The bus system is a victim of its own success

Dunedin bus planners are allowing downtown bus stops to be used unwisely for short-term bus parking, while proposing a complicated high-tech solution to solve a simple problem, writes Peter Dowden.

There is little enough light at the best of times in Dunedin's inner city south of the Octagon.

When a bus parks outside a shop or cafe for seven and a-half minutes to make up its time, it is like closing the curtains.

Even if the bus is one of Dunedin's several new "Euro IV" low-emission buses, it will still be accused of belching diesel fumes while it waits.

"Layover", or marking time by the roadside, is an essential component of good timetabling, as it keeps buses from early running.

Passengers will tolerate the occasional late bus, but departing early is the most heinous crime a bus driver can commit.

The problem of increasing bus layover times in the inner city is caused by local government policy, but the councils need to recognise it as a success of their policies, not a failure.

Bus deregulation led to an incentive to import smoke-belching second-hand Japanese buses, and by the early 1990s these were the defining feature of Dunedin transport.

The regional council has recently made a huge improvement to Dunedin's bus fleet, requiring its suppliers to provide new, quiet, low-floor, low-emission buses.

These new buses are much more powerful, storming up Dunedin's hills, and with their modern braking systems, swooping down hills safely instead of grinding down slowly in low gear.

The low floors and "kneeling" suspension allow much quicker boarding and alighting for elderly and infirm passengers.

Meanwhile, the Dunedin City Council's ban on several turning manoeuvres in George St and, of course, the parking changes, have eased travel through town for buses.

Higher speed and brief bus-stop dwell times allow buses to sprint through the timetables, which have not been adjusted accordingly: some timetables date to the trolley-bus era.

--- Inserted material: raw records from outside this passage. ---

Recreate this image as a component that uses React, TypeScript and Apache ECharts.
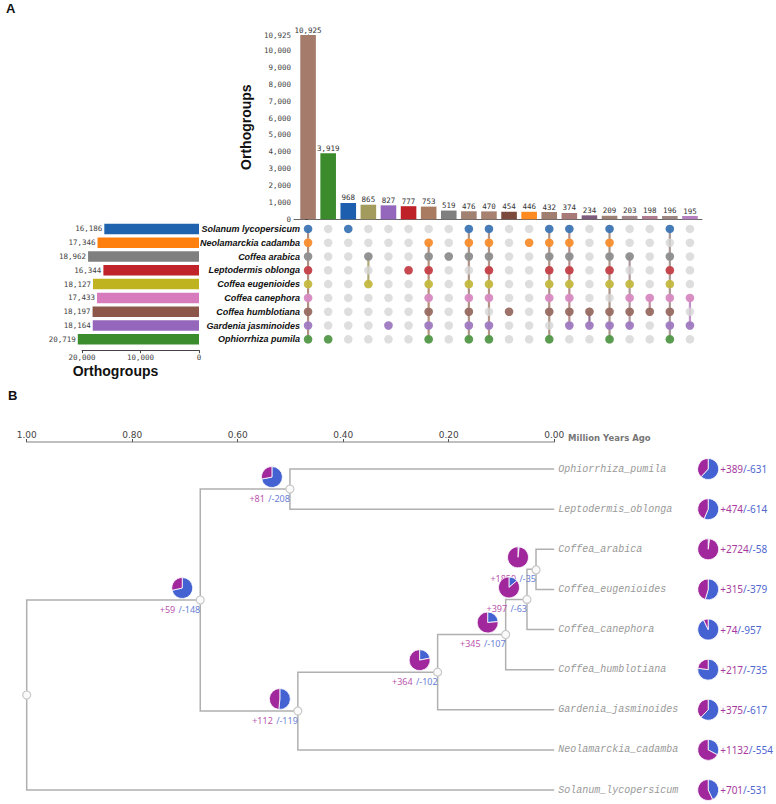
import React, { useEffect, useRef } from 'react';
import * as echarts from 'echarts';

// ---------- Panel A data ----------
const speciesNames = [
  'Solanum lycopersicum', 'Neolamarckia cadamba', 'Coffea arabica', 'Leptodermis oblonga',
  'Coffea eugenioides', 'Coffea canephora', 'Coffea humblotiana', 'Gardenia jasminoides', 'Ophiorrhiza pumila',
];
const speciesSizes = [16186, 17346, 18962, 16344, 18127, 17433, 18197, 18164, 20719];
const speciesColors = ['#1f63ae', '#ff7f0e', '#7f7f7f', '#c0232a', '#bfb320', '#d87bbd', '#8c564b', '#9467bd', '#3a8c2c'];

const intersectionCounts = [10925, 3919, 968, 865, 827, 777, 753, 519, 476, 470, 454, 446, 432, 374, 234, 209, 203, 198, 196, 195];
const intersectionMembers = [
  [0, 1, 2, 3, 4, 5, 6, 7, 8],
  [8],
  [0],
  [2, 4],
  [7],
  [3],
  [1, 2, 3, 4, 5, 6, 7, 8],
  [2],
  [0, 1, 2, 4, 5, 6, 7, 8],
  [0, 1, 2, 3, 4, 5, 7, 8],
  [6],
  [1],
  [0, 1, 2, 3, 4, 5, 6, 8],
  [0, 1, 2, 3, 4, 5, 6, 7],
  [6, 7],
  [0, 1, 2, 3, 4, 6, 7, 8],
  [2, 4, 5, 6, 7],
  [5, 6],
  [0, 2, 3, 4, 5, 6, 7, 8],
  [5, 7],
];
const intersectionColors = [
  '#a57c6b', '#3b8b2d', '#1d5fae', '#a39a5d', '#9467bd', '#bf2129', '#a97b61', '#7f7f7f', '#a08172', '#a78270',
  '#7b4a3c', '#ff8a1f', '#a07f70', '#a87a77', '#7c5b7c', '#9c8072', '#a18689', '#b07a8f', '#9b8682', '#b57fc0',
];

// ---------- Panel B data ----------
const leafNames = [
  'Ophiorrhiza_pumila', 'Leptodermis_oblonga', 'Coffea_arabica', 'Coffea_eugenioides', 'Coffea_canephora',
  'Coffea_humblotiana', 'Gardenia_jasminoides', 'Neolamarckia_cadamba', 'Solanum_lycopersicum',
];
const leafGain = [389, 474, 2724, 315, 74, 217, 375, 1132, 701];
const leafLoss = [631, 614, 58, 379, 957, 735, 617, 554, 531];
// internal nodes (ids 9..16); children refer to node ids (leaves are 0..8)
const internalChildren = [[2, 3], [9, 4], [10, 5], [11, 6], [12, 7], [0, 1], [14, 13], [15, 8]];
const internalAge = [0.0345, 0.0516, 0.092, 0.221, 0.486, 0.501, 0.671, 1.0];
const internalGain = [1859, 397, 345, 364, 112, 81, 59, null];
const internalLoss = [35, 63, 107, 102, 119, 208, 148, null];

const fmt = (v: number) => Math.round(v).toLocaleString('en-US');
const MONO = "'DejaVu Sans Mono', monospace";
const SANS = "'Liberation Sans', Arial, sans-serif";
const GAIN = '#a0289c';
const LOSS = '#4562d2';

export default function App() {
  const ref = useRef<HTMLDivElement>(null);
  useEffect(() => {
    const chart = echarts.init(ref.current!, null, { renderer: 'svg' });

    // tree layout
    const nodeAge: number[] = [];
    const nodeY: number[] = [];
    leafNames.forEach((_, i) => { nodeAge[i] = 0; nodeY[i] = i; });
    internalChildren.forEach((ch, k) => {
      const id = leafNames.length + k;
      nodeAge[id] = internalAge[k];
      nodeY[id] = (nodeY[ch[0]] + nodeY[ch[1]]) / 2;
    });
    const edges: number[][] = [];
    internalChildren.forEach((ch, k) => {
      const id = leafNames.length + k;
      ch.forEach((c) => edges.push([nodeAge[id], nodeY[id], nodeAge[c], nodeY[c]]));
    });
    const internalPts = internalChildren.map((_, k) => {
      const id = leafNames.length + k;
      return [nodeAge[id], nodeY[id], internalGain[k] ?? 0, internalLoss[k] ?? 0, internalGain[k] == null ? 0 : 1];
    });
    const pieData = [
      ...internalPts.filter((p) => p[4] === 1).map((p) => [p[0], p[1], p[2], p[3], 0]),
      ...leafNames.map((_, i) => [0, i, leafGain[i], leafLoss[i], 1]),
    ];

    const grayCells: number[][] = [];
    intersectionCounts.forEach((_, c) => speciesNames.forEach((_, r) => grayCells.push([c, r])));
    const activeCells: any[] = [];
    intersectionMembers.forEach((m, c) => m.forEach((r) => activeCells.push({ value: [c, r], itemStyle: { color: speciesColors[r] } })));
    const linkData = intersectionMembers.map((m, c) => [c, Math.min(...m), Math.max(...m)]);

    const option: any = {
      animation: false,
      graphic: [
        { type: 'text', left: 6, top: 2, style: { text: 'A', font: `bold 13px ${SANS}`, fill: '#111' } },
        { type: 'text', left: 8, top: 389, style: { text: 'B', font: `bold 13px ${SANS}`, fill: '#111' } },
      ],
      grid: [
        { left: 294, top: 35, width: 408, height: 184.3 },
        { left: 294, top: 222, width: 408, height: 124.2 },
        { left: 82, top: 222, width: 117, height: 124.2 },
        { left: 26.7, top: 442, width: 527.5, height: 358 },
      ],
      xAxis: [
        {
          gridIndex: 0, type: 'value', min: -0.7, max: 19.6,
          axisLine: { show: true, onZero: false, lineStyle: { color: '#666' } },
          axisTick: { show: false }, axisLabel: { show: false }, splitLine: { show: false },
        },
        { gridIndex: 1, type: 'value', min: -0.7, max: 19.6, show: false },
        {
          gridIndex: 2, type: 'value', min: 0, max: 20000, interval: 10000, inverse: true, offset: 4,
          axisLine: { show: true, lineStyle: { color: '#444' } },
          axisTick: { show: true, length: 3, lineStyle: { color: '#444' } },
          axisLabel: { formatter: fmt, fontFamily: MONO, fontSize: 7.5, color: '#444', margin: 3 },
          splitLine: { show: false },
          name: 'Orthogroups', nameLocation: 'middle', nameGap: 14,
          nameTextStyle: { fontSize: 14, fontWeight: 'bold', fontFamily: SANS, color: '#111', padding: [0, 50, 0, 0] },
        },
        {
          gridIndex: 3, type: 'value', position: 'top', min: 0, max: 1, interval: 0.2, inverse: true,
          axisLine: { show: true, onZero: false, lineStyle: { color: '#aaa', width: 1.5 } },
          axisTick: { show: true, length: 3, lineStyle: { color: '#555' } },
          axisLabel: { formatter: (v: number) => v.toFixed(2), fontSize: 9, color: '#444', fontFamily: "'DejaVu Sans', sans-serif", margin: 3 },
          splitLine: { show: false },
          name: 'Million Years Ago', nameLocation: 'start', nameGap: 6,
          nameTextStyle: { fontSize: 8.5, fontWeight: 'bold', color: '#777', fontFamily: "'DejaVu Sans', sans-serif", verticalAlign: 'bottom' },
        },
      ],
      yAxis: [
        {
          gridIndex: 0, type: 'value', min: 0, max: 10925, interval: 1000,
          axisLine: { show: true, lineStyle: { color: '#333' } },
          axisTick: { show: true, length: 3, lineStyle: { color: '#333' } },
          axisLabel: { formatter: fmt, fontFamily: MONO, fontSize: 7.5, color: '#444', margin: 3 },
          splitLine: { show: false },
          name: 'Orthogroups', nameLocation: 'middle', nameGap: 33, nameRotate: 90,
          nameTextStyle: { fontSize: 14, fontWeight: 'bold', fontFamily: SANS, color: '#111' },
        },
        { gridIndex: 1, type: 'value', min: -0.5, max: 8.5, inverse: true, show: false },
        {
          gridIndex: 2, type: 'category', data: speciesNames, inverse: true, position: 'right',
          axisLine: { show: false }, axisTick: { show: false },
          axisLabel: { align: 'right', margin: 101, fontStyle: 'italic', fontWeight: 'bold', fontSize: 9, fontFamily: SANS, color: '#111' },
        },
        { gridIndex: 3, type: 'value', min: -0.673, max: 8.249, inverse: true, show: false },
      ],
      series: [
        {
          type: 'bar', xAxisIndex: 0, yAxisIndex: 0, barWidth: 15.6,
          data: intersectionCounts.map((v, i) => ({ value: [i, v], itemStyle: { color: intersectionColors[i] } })),
          label: {
            show: true, position: 'top', distance: 1, formatter: (p: any) => fmt(p.value[1]),
            fontFamily: MONO, fontSize: 7.5, color: '#333',
          },
        },
        {
          type: 'scatter', xAxisIndex: 1, yAxisIndex: 1, symbolSize: 8.5, silent: true,
          data: grayCells, itemStyle: { color: '#d6d6d6' },
        },
        {
          type: 'custom', xAxisIndex: 1, yAxisIndex: 1, silent: true, data: linkData,
          renderItem: (params: any, api: any) => {
            const a = api.coord([api.value(0), api.value(1)]);
            const b = api.coord([api.value(0), api.value(2)]);
            return {
              type: 'line', shape: { x1: a[0], y1: a[1], x2: b[0], y2: b[1] },
              style: { stroke: intersectionColors[params.dataIndex], lineWidth: 2.2, opacity: 0.85 },
            };
          },
        },
        {
          type: 'scatter', xAxisIndex: 1, yAxisIndex: 1, symbolSize: 8.5, silent: true, data: activeCells,
        },
        {
          type: 'bar', xAxisIndex: 2, yAxisIndex: 2, barWidth: 10.5, clip: false,
          data: speciesSizes.map((v, i) => ({ value: v, itemStyle: { color: speciesColors[i] } })),
          label: {
            show: true, position: 'left', distance: 2, formatter: (p: any) => fmt(p.value),
            fontFamily: MONO, fontSize: 7.5, color: '#444',
          },
        },
        // tree edges
        {
          type: 'custom', xAxisIndex: 3, yAxisIndex: 3, silent: true, data: edges,
          renderItem: (params: any, api: any) => {
            const p = api.coord([api.value(0), api.value(1)]);
            const c = api.coord([api.value(2), api.value(3)]);
            return {
              type: 'polyline', shape: { points: [[p[0], p[1]], [p[0], c[1]], [c[0], c[1]]] },
              style: { stroke: '#b0b0b0', lineWidth: 1.5, fill: 'none' },
            };
          },
        },
        // internal node labels
        {
          type: 'custom', xAxisIndex: 3, yAxisIndex: 3, silent: true, data: internalPts.filter((p) => p[4] === 1),
          renderItem: (params: any, api: any) => {
            const p = api.coord([api.value(0), api.value(1)]);
            return {
              type: 'text',
              style: {
                x: p[0], y: p[1] + 9, align: 'right', verticalAlign: 'middle',
                text: `{g|+${api.value(2)}} {l|/-${api.value(3)}}`,
                rich: {
                  g: { fill: '#bb55ad', fontSize: 9, fontFamily: "'Noto Sans', sans-serif" },
                  l: { fill: '#6a7fd6', fontSize: 9, fontFamily: "'Noto Sans', sans-serif" },
                },
              },
            };
          },
        },
        // node circles
        {
          type: 'custom', xAxisIndex: 3, yAxisIndex: 3, silent: true, data: internalPts,
          renderItem: (params: any, api: any) => {
            const p = api.coord([api.value(0), api.value(1)]);
            return {
              type: 'circle', shape: { cx: p[0], cy: p[1], r: 4 },
              style: { fill: '#fafafa', stroke: '#c8c8c8', lineWidth: 1.2 },
            };
          },
        },
        // pies
        {
          type: 'custom', xAxisIndex: 3, yAxisIndex: 3, silent: true, data: pieData,
          renderItem: (params: any, api: any) => {
            const p = api.coord([api.value(0), api.value(1)]);
            const gain = api.value(2);
            const loss = api.value(3);
            const isLeaf = api.value(4) === 1;
            const cx = isLeaf ? p[0] + 154 : p[0] - 18;
            const cy = isLeaf ? p[1] : p[1] - 12;
            const r = 10.5;
            const start = -Math.PI / 2;
            const mid = start + (loss / (gain + loss)) * Math.PI * 2;
            return {
              type: 'group',
              children: [
                {
                  type: 'sector', shape: { cx, cy, r0: 0, r, startAngle: start, endAngle: mid, clockwise: true },
                  style: { fill: LOSS, stroke: '#fff', lineWidth: 0.8 },
                },
                {
                  type: 'sector', shape: { cx, cy, r0: 0, r, startAngle: mid, endAngle: start + Math.PI * 2, clockwise: true },
                  style: { fill: GAIN, stroke: '#fff', lineWidth: 0.8 },
                },
              ],
            };
          },
        },
        // leaf labels
        {
          type: 'custom', xAxisIndex: 3, yAxisIndex: 3, silent: true,
          data: leafNames.map((_, i) => [0, i, leafGain[i], leafLoss[i]]),
          renderItem: (params: any, api: any) => {
            const p = api.coord([api.value(0), api.value(1)]);
            const i = params.dataIndex;
            return {
              type: 'group',
              children: [
                {
                  type: 'text',
                  style: {
                    x: p[0] + 4, y: p[1], text: leafNames[i], align: 'left', verticalAlign: 'middle',
                    fill: '#999', fontSize: 10, fontStyle: 'italic', fontFamily: "'Liberation Mono', monospace",
                  },
                },
                {
                  type: 'text',
                  style: {
                    x: p[0] + 166, y: p[1], align: 'left', verticalAlign: 'middle',
                    text: `{g|+${api.value(2)}}{l|/-${api.value(3)}}`,
                    rich: {
                      g: { fill: '#a83a9e', fontSize: 10, fontFamily: "'Noto Sans', sans-serif" },
                      l: { fill: '#4f66cf', fontSize: 10, fontFamily: "'Noto Sans', sans-serif" },
                    },
                  },
                },
              ],
            };
          },
        },
      ],
    };
    chart.setOption(option);
    return () => chart.dispose();
  }, []);
  return <div ref={ref} style={{ position: 'absolute', left: 0, top: 0, width: 776, height: 804 }} />;
}
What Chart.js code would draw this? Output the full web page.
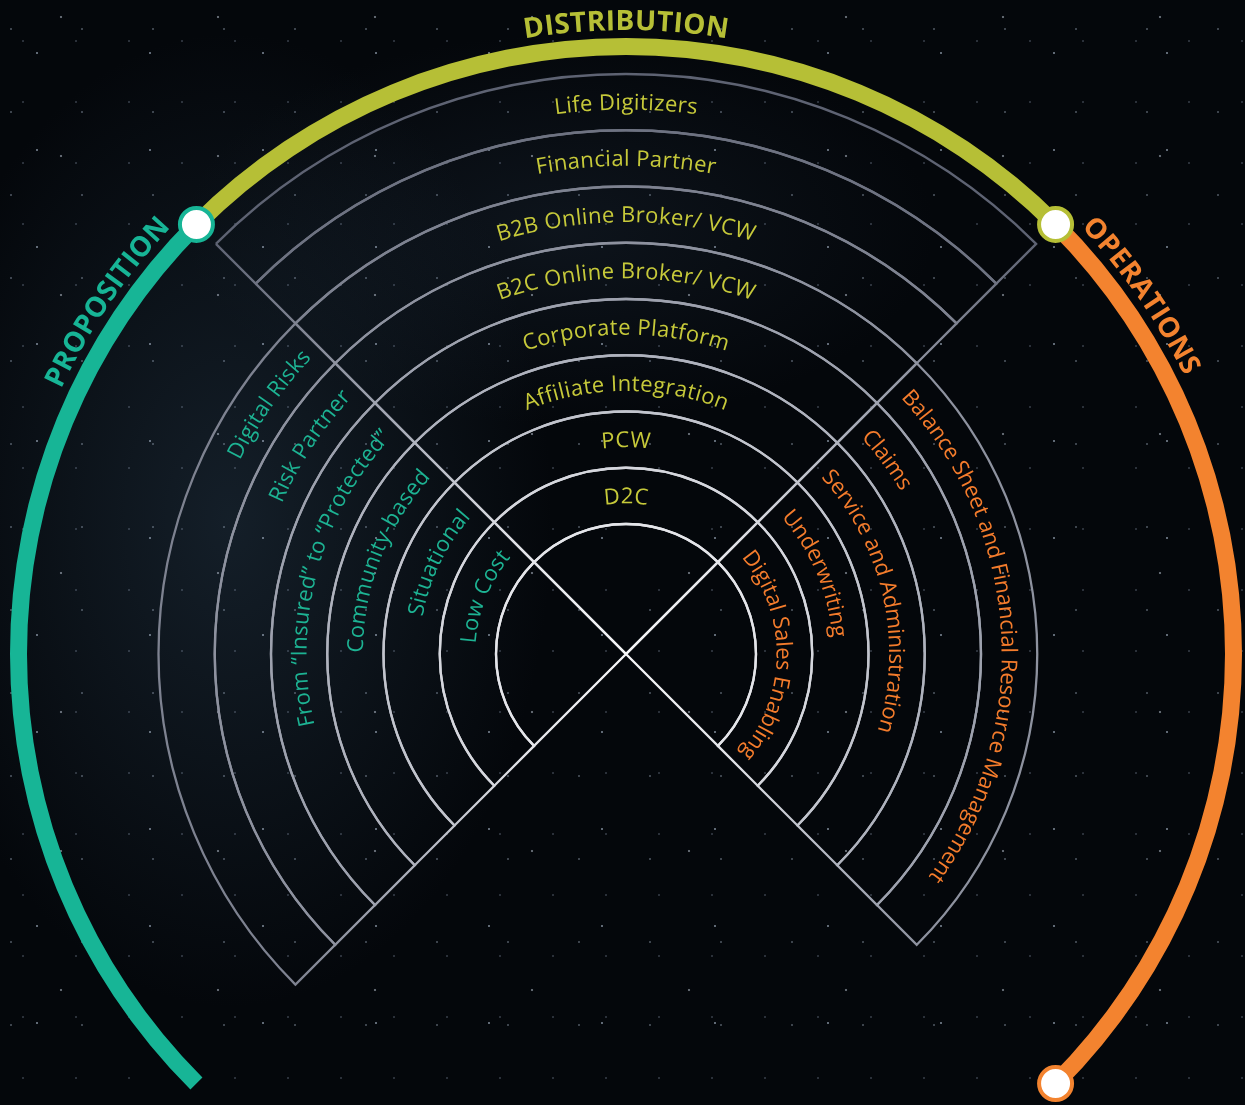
<!DOCTYPE html>
<html>
<head>
<meta charset="utf-8">
<script src="https://cdn.jsdelivr.net/npm/chart.js@4.4.1/dist/chart.umd.min.js"></script>
<style>
  html, body { margin: 0; padding: 0; overflow: hidden; }
  body {
    width: 1245px;
    height: 1105px;
    background-color: #04070b;
    background-image:
      radial-gradient(circle at 37px 53px, rgba(190,205,225,.5) 0.7px, rgba(0,0,0,0) 1.5px),
      radial-gradient(circle at 11px 29px, rgba(170,185,205,.4) 0.6px, rgba(0,0,0,0) 1.3px),
      radial-gradient(circle at 61px 17px, rgba(210,220,235,.45) 0.8px, rgba(0,0,0,0) 1.6px),
      radial-gradient(circle at 23px 41px, rgba(160,175,200,.3) 0.6px, rgba(0,0,0,0) 1.2px),
      radial-gradient(ellipse 430px 650px at 230px 520px, rgba(36,54,70,.5), rgba(0,0,0,0) 75%),
      radial-gradient(ellipse 500px 260px at 560px 230px, rgba(28,40,54,.4), rgba(0,0,0,0) 75%);
    background-size: 113px 97px, 71px 83px, 157px 139px, 53px 61px, 100% 100%, 100% 100%;
  }
  #wheel { position: absolute; left: 0; top: 0; }
</style>
</head>
<body>
<canvas id="wheel" width="1245" height="1105"></canvas>
<script>
// slices go clockwise from the upper-right diagonal
const sectors = ["Operations", "", "Proposition", "Distribution"];
const sectorShare = [1, 1, 1, 1];
const titles = ["OPERATIONS", "", "PROPOSITION", "DISTRIBUTION"];

// ring labels, inner ring first
const distribution = [
  "D2C",
  "PCW",
  "Affiliate Integration",
  "Corporate Platform",
  "B2C Online Broker/ VCW",
  "B2B Online Broker/ VCW",
  "Financial Partner",
  "Life Digitizers",
];
const proposition = [
  "Low Cost",
  "Situational",
  "Community-based",
  "From \u201CInsured\u201D to \u201CProtected\u201D",
  "Risk Partner",
  "Digital Risks",
];
const operations = [
  "Digital Sales Enabling",
  "Underwriting",
  "Service and Administration",
  "Claims",
  "Balance Sheet and Financial Resource Management",
];

const sectorLabels = [operations, [], proposition, distribution];
const ringCount = Math.max(distribution.length, proposition.length, operations.length);

// styles
const bandColors = ["#f3832f", "rgba(0,0,0,0)", "#17b596", "#b6bf36"];
const textColors = ["#f47c2c", "", "#1db393", "#c6c93a"];
const textAlign = ["start", "", "end", "center"];
const letterGap = [-0.15, 0, 0.3, 0.35];
const labelFont = "22px 'Open Sans'";
const titleFont = "bold 28px 'Open Sans'";

var gradCache = null;
function lineGradient(chart) {
  var a = chart.chartArea;
  if (!a) return "#9a9ea8";
  if (gradCache) return gradCache;
  var cx = (a.left + a.right) / 2;
  var cy = (a.top + a.bottom) / 2;
  var g = chart.ctx.createRadialGradient(cx, cy, 0, cx, cy, 590);
  g.addColorStop(0, "#f6f6f8");
  g.addColorStop(0.25, "#e2e3e8");
  g.addColorStop(0.55, "#a6aab6");
  g.addColorStop(1, "#5b6070");
  gradCache = g;
  return g;
}

var datasets = [];
datasets.push({
  label: "bands",
  data: sectorShare,
  weight: 17,
  backgroundColor: bandColors,
  borderWidth: 0,
});
datasets.push({
  label: "gap",
  data: sectorShare,
  weight: 19,
  backgroundColor: "rgba(0,0,0,0)",
  borderWidth: 0,
});
for (let ring = ringCount; ring >= 0; ring--) {
  datasets.push({
    label: "ring" + ring,
    ring: ring,
    data: sectorShare,
    weight: ring === 0 ? 130 : 56.25,
    backgroundColor: "rgba(0,0,0,0)",
    borderWidth: 2.3,
    borderJoinStyle: "miter",
    borderColor: function (c) {
      var n = sectorLabels[c.dataIndex].length;
      return n >= Math.max(ring, 1) ? lineGradient(c.chart) : "rgba(0,0,0,0)";
    },
  });
}

function arcText(ctx, text, cx, cy, r, angle, align, pad, spacing) {
  // text runs clockwise, letter tops pointing away from the centre
  var total = ctx.measureText(text).width + spacing * (text.length - 1);
  var start;
  if (align === "center") start = angle - total / r / 2;
  else if (align === "end") start = angle - (total + pad) / r;
  else start = angle + pad / r;
  for (var i = 0; i < text.length; i++) {
    var x0 = ctx.measureText(text.slice(0, i)).width;
    var x1 = ctx.measureText(text.slice(0, i + 1)).width;
    var a = start + ((x0 + x1) / 2 + spacing * i) / r;
    ctx.save();
    ctx.translate(cx + r * Math.cos(a), cy + r * Math.sin(a));
    ctx.rotate(a + Math.PI / 2);
    ctx.fillText(text[i], 0, 0);
    ctx.restore();
  }
}

const wheelText = {
  id: "wheelText",
  afterDatasetsDraw(chart) {
    var ctx = chart.ctx;
    ctx.save();
    ctx.textAlign = "center";
    ctx.textBaseline = "alphabetic";

    // ring labels
    ctx.font = labelFont;
    chart.data.datasets.forEach(function (ds, di) {
      if (!ds.ring) return;
      chart.getDatasetMeta(di).data.forEach(function (arc, si) {
        var text = sectorLabels[si][ds.ring - 1];
        if (!text) return;
        var p = arc.getProps(["x", "y", "startAngle", "endAngle", "innerRadius", "outerRadius"], true);
        var r = (p.innerRadius + p.outerRadius) / 2 - 22 * 0.34;
        var angle = textAlign[si] === "end" ? p.endAngle : textAlign[si] === "start" ? p.startAngle : (p.startAngle + p.endAngle) / 2;
        ctx.fillStyle = textColors[si];
        arcText(ctx, text, p.x, p.y, r, angle, textAlign[si], 13, letterGap[si]);
      });
    });

    // coloured bands: titles and end markers
    var bands = chart.getDatasetMeta(0).data;
    ctx.font = titleFont;
    bands.forEach(function (arc, si) {
      if (!titles[si]) return;
      var p = arc.getProps(["x", "y", "startAngle", "endAngle", "innerRadius", "outerRadius"], true);
      var angle = textAlign[si] === "end" ? p.endAngle : textAlign[si] === "start" ? p.startAngle : (p.startAngle + p.endAngle) / 2;
      ctx.fillStyle = bandColors[si];
      arcText(ctx, titles[si], p.x, p.y, p.outerRadius + 18 - 28 * 0.36, angle, textAlign[si], 20, 0.3);
    });
    bands.forEach(function (arc, si) {
      if (!titles[si]) return;
      var p = arc.getProps(["x", "y", "endAngle", "innerRadius", "outerRadius"], true);
      var r = (p.innerRadius + p.outerRadius) / 2;
      ctx.beginPath();
      ctx.arc(p.x + r * Math.cos(p.endAngle), p.y + r * Math.sin(p.endAngle), 16.5, 0, Math.PI * 2);
      ctx.fillStyle = "#ffffff";
      ctx.fill();
      ctx.lineWidth = 4;
      ctx.strokeStyle = bandColors[si];
      ctx.stroke();
    });
    ctx.restore();
  },
};

var ctx = document.getElementById("wheel").getContext("2d");
var wheel = new Chart(ctx, {
  type: "doughnut",
  data: {
    labels: sectors,
    datasets: datasets,
  },
  options: {
    responsive: false,
    animation: false,
    events: [],
    cutout: 0,
    radius: 616,
    rotation: 45,
    circumference: 360,
    layout: {
      padding: { left: 7, top: 203, right: 0, bottom: 0 },
    },
    plugins: {
      legend: { display: false },
      tooltip: { enabled: false },
    },
  },
  plugins: [wheelText],
});
</script>
</body>
</html>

The bus service always had a downtown timing point, formerly the Exchange, but in recent decades just south of the Octagon.

Dunedin City Councillor Michael Guest describes this layover area as "a hell of a problem" (ODT, 6.11.09), despite these bus stops being not particularly busy in passenger numbers.

The major bus stop for boardings is outside Farmers in George St.

Here, buses pull up and quickly discharge and load passengers.

There is no timing point, so drivers move off without delay.

Eliminating the downtown timing point from the timetable will resolve almost all problems at the Princes St layover.

Buses simply need to arrive in town just in time to leave.

This approach would return bus stops to their original purpose, as places for boarding and alighting buses, not short-term bus parking.

The challenge then remains to place the layover time elsewhere.

The suburban terminus would be a good place, although idling engines can cause annoyance there too.

As for an electric bus linking each end of town, well, we had these 25 years ago and our city council got rid of them.

If the aim of an electric shuttle is to provide the same level of service as at present, a pretty large fleet will be needed.

Dunedin's bus routes converging on George St provide a bus every two or three minutes.

The suggestion that diesel buses terminate at either end of town and offload passengers to an electric shuttle demonstrates perhaps the biggest problem facing Dunedin's bus service: those responsible for it do not use it.

Any bus user will tell you that catching one bus to town is already a challenge; having to transfer to travel the last couple of blocks will ruin the experience.

Those least able to use a car as an alternative, the aged and disabled, would remain on the service, struggling at a windswept transfer station from their diesel bus to the shiny new electric shuttle.

The city council would have thus done to bus users what its parking changes have already done to motorists: isolate the city centre from its citizens.

Battery-powered vehicles are in their infancy, but hybrid and low-emission diesel vehicles are available now.

Technology should be applied city-wide to the entire fleet, not used to benefit inner-city retailers to the great inconvenience of bus users.

• Peter Dowden, of Warrington, drove buses in Dunedin for 14 years and now works in publishing.